Copy exactly, and only, the lines below from the first through the one containing "(root) at (341,99.5)", both included; pictures are omitted.

[start of Data excerpt]

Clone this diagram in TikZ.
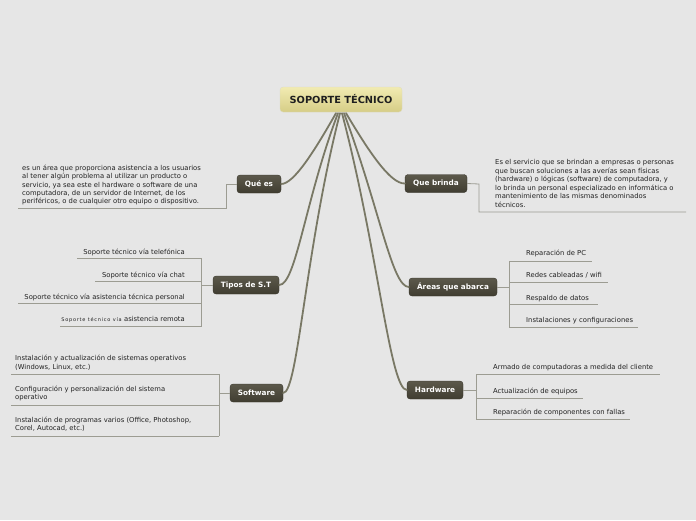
\documentclass[tikz,border=0pt]{standalone}
\usepackage{fontspec}
\setmainfont{DejaVu Sans}
\usetikzlibrary{calc}
\definecolor{bgc}{HTML}{E6E6E6}
\definecolor{conn}{HTML}{797865}
\definecolor{leafln}{HTML}{9C9C92}
\definecolor{brtop}{HTML}{5C594B}
\definecolor{brbot}{HTML}{403D31}
\definecolor{rttop}{HTML}{F1EBB2}
\definecolor{rtbot}{HTML}{D6CD86}
\definecolor{txt}{HTML}{222222}
\tikzset{
  rootbox/.style={rounded corners=3pt, top color=rttop, bottom color=rtbot, draw=rtbot!80!black!40, line width=0.3pt,
    minimum width=122pt, minimum height=25pt, inner sep=0pt, text=txt!90!black,
    font=\fontsize{9.8}{11}\selectfont\bfseries},
  branch/.style={rounded corners=3pt, top color=brtop, bottom color=brbot, draw=brbot!80!black, line width=0.3pt,
    minimum height=18pt, inner sep=0pt, text=white, font=\fontsize{7.3}{8}\selectfont\bfseries},
  rootline/.style={draw=conn, line width=1.8pt, line cap=round},
  leafline/.style={draw=leafln, line width=0.8pt},
  leaftext/.style={inner sep=0pt, text=txt, font=\fontsize{6.8}{8.5}\selectfont, align=left},
}
\begin{document}
\begin{tikzpicture}[x=1pt,y=-1pt]
\fill[bgc] (0,0) rectangle (696,520);
\useasboundingbox (0,0) rectangle (696,520);

% root
\node[rootbox] (root) at (341,99.5) {SOPORTE TÉCNICO};

% branches
\node[branch, minimum width=44pt] (quees) at (259,184) {Qué es};
\node[branch, minimum width=62pt] (brinda) at (436,183.5) {Que brinda};
\node[branch, minimum width=66pt] (tipos) at (246,285) {Tipos de S.T};
\node[branch, minimum width=88pt] (areas) at (453,287) {Áreas que abarca};
\node[branch, minimum width=53pt] (soft) at (256.5,393) {Software};
\node[branch, minimum width=56pt] (hard) at (435,390) {Hardware};

% root connectors
\draw[rootline] ($(root.south)+(-5,1)$) .. controls (315,150) and (294,184) .. (quees.east);
\draw[rootline] ($(root.south)+(-3,1)$) .. controls (305,200) and (296,285) .. (tipos.east);
\draw[rootline] ($(root.south)+(-1,1)$) .. controls (305,250) and (298,393) .. (soft.east);
\draw[rootline] ($(root.south)+(5,1)$) .. controls (368,150) and (390,184) .. (brinda.west);
\draw[rootline] ($(root.south)+(3,1)$) .. controls (380,210) and (392,287) .. (areas.west);
\draw[rootline] ($(root.south)+(1,1)$) .. controls (378,250) and (390,390) .. (hard.west);

% Qué es
\coordinate (qj) at (226,184);
\coordinate (qb) at (226,208);
\coordinate (qe) at (18,208);
\draw[leafline] (quees.west) -- (qj) -- (qb) -- (qe);
\node[leaftext, anchor=base west, font=\fontsize{6.8}{8.25}\selectfont] (qtext) at (22,203.5)
 {es un área que proporciona asistencia a los usuarios\\
  al tener algún problema al utilizar un producto o\\
  servicio, ya sea este el hardware o software de una\\
  computadora, de un servidor de Internet, de los\\
  periféricos, o de cualquier otro equipo o dispositivo.};

% Que brinda
\coordinate (bj) at (479,184);
\coordinate (bb) at (479,212);
\coordinate (be) at (686,212);
\draw[leafline] (brinda.east) -- (bj) -- (bb) -- (be);
\node[leaftext, anchor=base west] (btext) at (495,207)
 {Es el servicio que se brindan a empresas o personas\\
  que buscan soluciones a las averías sean físicas\\
  (hardware) o lógicas (software) de computadora, y\\
  lo brinda un personal especializado en informática o\\
  mantenimiento de las mismas denominados\\
  técnicos.};

% Tipos de S.T
\coordinate (tj) at (201.5,285);
\coordinate (t1) at (201.5,258.5);
\coordinate (t2) at (201.5,281.5);
\coordinate (t3) at (201.5,303.5);
\coordinate (t4) at (201.5,326);
\coordinate (t1e) at (77,258.5);
\coordinate (t2e) at (95,281.5);
\coordinate (t3e) at (18,303.5);
\coordinate (t4e) at (60,326);
\draw[leafline] (tipos.west) -- (tj);
\draw[leafline] (t1) -- (t4);
\draw[leafline] (t1) -- (t1e);
\draw[leafline] (t2) -- (t2e);
\draw[leafline] (t3) -- (t3e);
\draw[leafline] (t4) -- (t4e);
\node[leaftext, anchor=base east] (tl1) at (185,254) {Soporte técnico vía telefónica};
\node[leaftext, anchor=base east] (tl2) at (185,277) {Soporte técnico vía chat};
\node[leaftext, anchor=base east] (tl3) at (185,299) {Soporte técnico vía asistencia técnica personal};
\node[leaftext, anchor=base east] (tl4) at (185,321.5) {{\fontsize{5}{6}\selectfont\addfontfeature{LetterSpace=15}Soporte técnico vía }asistencia remota};

% Áreas que abarca
\coordinate (aj) at (509,287);
\coordinate (a1) at (509,261);
\coordinate (a2) at (509,282);
\coordinate (a3) at (509,304.5);
\coordinate (a4) at (509,327);
\coordinate (a1e) at (592,261);
\coordinate (a2e) at (608,282);
\coordinate (a3e) at (598,304.5);
\coordinate (a4e) at (638,327);
\draw[leafline] (areas.east) -- (aj);
\draw[leafline] (a1) -- (a4);
\draw[leafline] (a1) -- (a1e);
\draw[leafline] (a2) -- (a2e);
\draw[leafline] (a3) -- (a3e);
\draw[leafline] (a4) -- (a4e);
\node[leaftext, anchor=base west] (al1) at (526,255) {Reparación de PC};
\node[leaftext, anchor=base west] (al2) at (526,277.5) {Redes cableadas / wifi};
\node[leaftext, anchor=base west] (al3) at (526,300) {Respaldo de datos};
\node[leaftext, anchor=base west] (al4) at (526,322.5) {Instalaciones y configuraciones};

% Software
\coordinate (sj) at (219,393);
\coordinate (s1) at (219,374);
\coordinate (s2) at (219,405);
\coordinate (s3) at (219,436);
\coordinate (s1e) at (11,374);
\coordinate (s2e) at (11,405);
\coordinate (s3e) at (11,436);
\draw[leafline] (soft.west) -- (sj);
\draw[leafline] (s1) -- (s3);
\draw[leafline] (s1) -- (s1e);
\draw[leafline] (s2) -- (s2e);
\draw[leafline] (s3) -- (s3e);
\node[leaftext, anchor=base west] (sl1) at (15,369) {Instalación y actualización de sistemas operativos\\(Windows, Linux, etc.)};
\node[leaftext, anchor=base west] (sl2) at (15,399.5) {Configuración y personalización del sistema\\operativo};
\node[leaftext, anchor=base west] (sl3) at (15,430.5) {Instalación de programas varios (Office, Photoshop,\\Corel, Autocad, etc.)};

% Hardware
\coordinate (hj) at (476,390);
\coordinate (h1) at (476,374.5);
\coordinate (h2) at (476,398);
\coordinate (h3) at (476,419.5);
\coordinate (h1e) at (660,374.5);
\coordinate (h2e) at (583,398);
\coordinate (h3e) at (630,419.5);
\draw[leafline] (hard.east) -- (hj);
\draw[leafline] (h1) -- (h3);
\draw[leafline] (h1) -- (h1e);
\draw[leafline] (h2) -- (h2e);
\draw[leafline] (h3) -- (h3e);
\node[leaftext, anchor=base west] (hl1) at (493,369.5) {Armado de computadoras a medida del cliente};
\node[leaftext, anchor=base west] (hl2) at (493,393) {Actualización de equipos};
\node[leaftext, anchor=base west] (hl3) at (493,414.5) {Reparación de componentes con fallas};
\end{tikzpicture}
\end{document}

[end of Data excerpt]

• Response to the task:
Clone this diagram in TikZ.
\documentclass[tikz,border=0pt]{standalone}
\usepackage{fontspec}
\setmainfont{DejaVu Sans}
\usetikzlibrary{calc}
\definecolor{bgc}{HTML}{E6E6E6}
\definecolor{conn}{HTML}{797865}
\definecolor{leafln}{HTML}{9C9C92}
\definecolor{brtop}{HTML}{5C594B}
\definecolor{brbot}{HTML}{403D31}
\definecolor{rttop}{HTML}{F1EBB2}
\definecolor{rtbot}{HTML}{D6CD86}
\definecolor{txt}{HTML}{222222}
\tikzset{
  rootbox/.style={rounded corners=3pt, top color=rttop, bottom color=rtbot, draw=rtbot!80!black!40, line width=0.3pt,
    minimum width=122pt, minimum height=25pt, inner sep=0pt, text=txt!90!black,
    font=\fontsize{9.8}{11}\selectfont\bfseries},
  branch/.style={rounded corners=3pt, top color=brtop, bottom color=brbot, draw=brbot!80!black, line width=0.3pt,
    minimum height=18pt, inner sep=0pt, text=white, font=\fontsize{7.3}{8}\selectfont\bfseries},
  rootline/.style={draw=conn, line width=1.8pt, line cap=round},
  leafline/.style={draw=leafln, line width=0.8pt},
  leaftext/.style={inner sep=0pt, text=txt, font=\fontsize{6.8}{8.5}\selectfont, align=left},
}
\begin{document}
\begin{tikzpicture}[x=1pt,y=-1pt]
\fill[bgc] (0,0) rectangle (696,520);
\useasboundingbox (0,0) rectangle (696,520);

% root
\node[rootbox] (root) at (341,99.5) {SOPORTE TÉCNICO};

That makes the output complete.